PARIS (Reuters) – France and the United States worked together to oust Syria from Lebanon and, despite tactical differences due to divergent agendas in the region, they agree who is to blame for the current crisis — Hizbollah.
The born-again allies, their rift over Iraq a thing of the past, want to isolate and disarm the Shi’ite Muslim group, whose backers Iran and Syria underscore the wider strategic issues at play in the latest round of Middle East conflict.
Israel began its assault on Lebanon after Hizbollah seized two Israeli soldiers in a cross-border raid on July 12. Some 373 people have since died in Lebanon. At least 37 Israelis have been killed in Hizbollah rocket attacks and clashes.
Both Washington and Paris have accused Hizbollah of provoking the Jewish state and leaving Lebanon — a French-speaking Middle East state with historical ties to France — to bear the brunt of Israel’s riposte.

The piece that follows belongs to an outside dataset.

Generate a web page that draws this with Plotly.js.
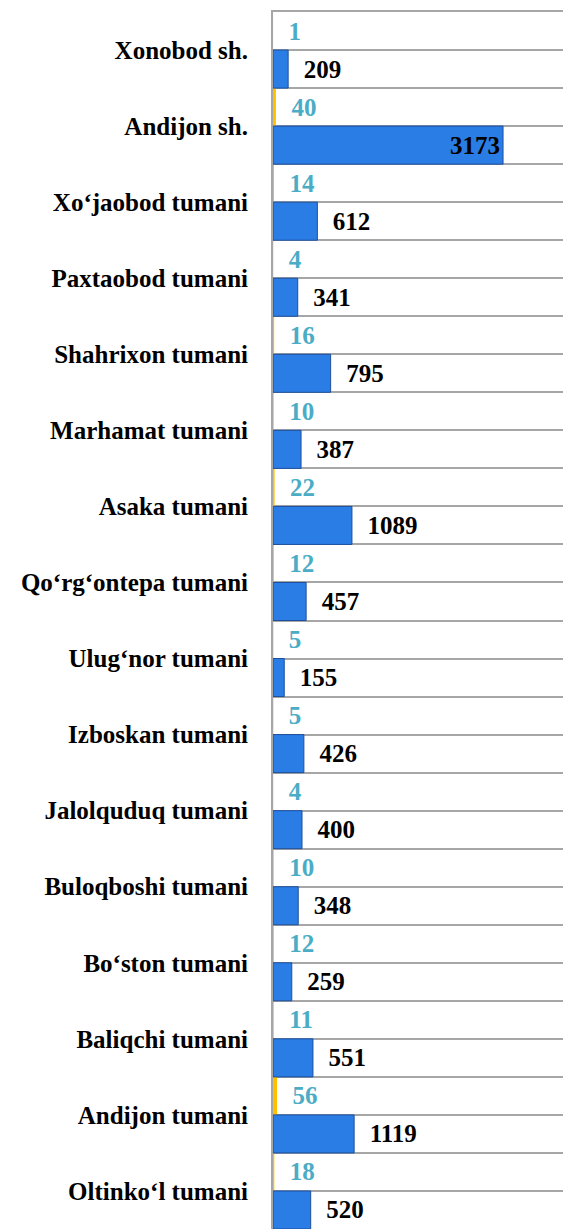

“The Americans have never been interested in Lebanon as such, (they) have always reacted regarding Syria and regarding Israel,” said Olivier Roy, head of research at the France-based CNRS institute.
“For the French, Lebanon is the priority. They have come to the conclusion that now Hizbollah is playing against Lebanon’s political and territorial integrity.”
Commentators agree the assassination of President Jacques Chirac’s friend Rafik al-Hariri, the former Lebanese prime minister killed by a car bomb in February 2005 blamed on pro-Syrian agents, abruptly changed the French leader’s view of Hizbollah.
Chirac met grieving relatives in Beirut on the day Hariri was buried and his killing led directly to the anti-Syrian entente with the Americans at work now.
“With the current war, clearly Hizbollah provoked the Israelis, knowing that the Israelis were going to strike Lebanon,” Roy said.
“And that plays into Syria’s hands, so it shows that the problem right now is Hizbollah’s military power. So for different reasons, the French and the Americans have come together again.”
That said, there are still clear differences of approach between Paris and Washington over how to respond to the war.
The U.S. administration wants any ceasefire in Lebanon to remove the threat to Israel posed by Hizbollah but has no plans yet to meet with the group or its Syrian backers.
France — co-author with the Americans of the 2004 U.N. Security Council resolution that forced Syria to withdraw its forces from Lebanon — says broad-based negotiations are vital.
“We talk to everyone. We are everyone’s friend and, above all, we say the same thing to each side,” Catherine Colonna, the French minister for Europe, told France Info radio on Monday.
While Washington has not criticised Israel for its attack on Lebanon, Chirac has denounced it as “aberrant”.
Anxious to end the onslaught, France has called for a strong international force to take up position in southern Lebanon.
Lebanon expert Roland Jacquard, who has close links to the French establishment, said the country was already looking past the conflict to the rebuilding of Lebanon as part of its diplomatic push.
“We (France) will probably ask for some financial aid to rebuild Lebanon. I know that President Chirac has already asked some Arab heads of state,” he said.
“I know that for the past three days French diplomacy has been very active with Saudi Arabia, Egypt, Jordan, Emir of Qatar and Syria,” he said in a phone interview late on Friday.
France believes rebuilding the authority of an already weak Lebanese state — as much as the country’s physical infrastructure — is the best way to neuter Hizbollah.
“(France’s) concern is that Israel is in the process of destroying the Lebanese state. And the best way of countering Hizbollah is precisely to reinforce the Lebanese state, not destroy it,” he said.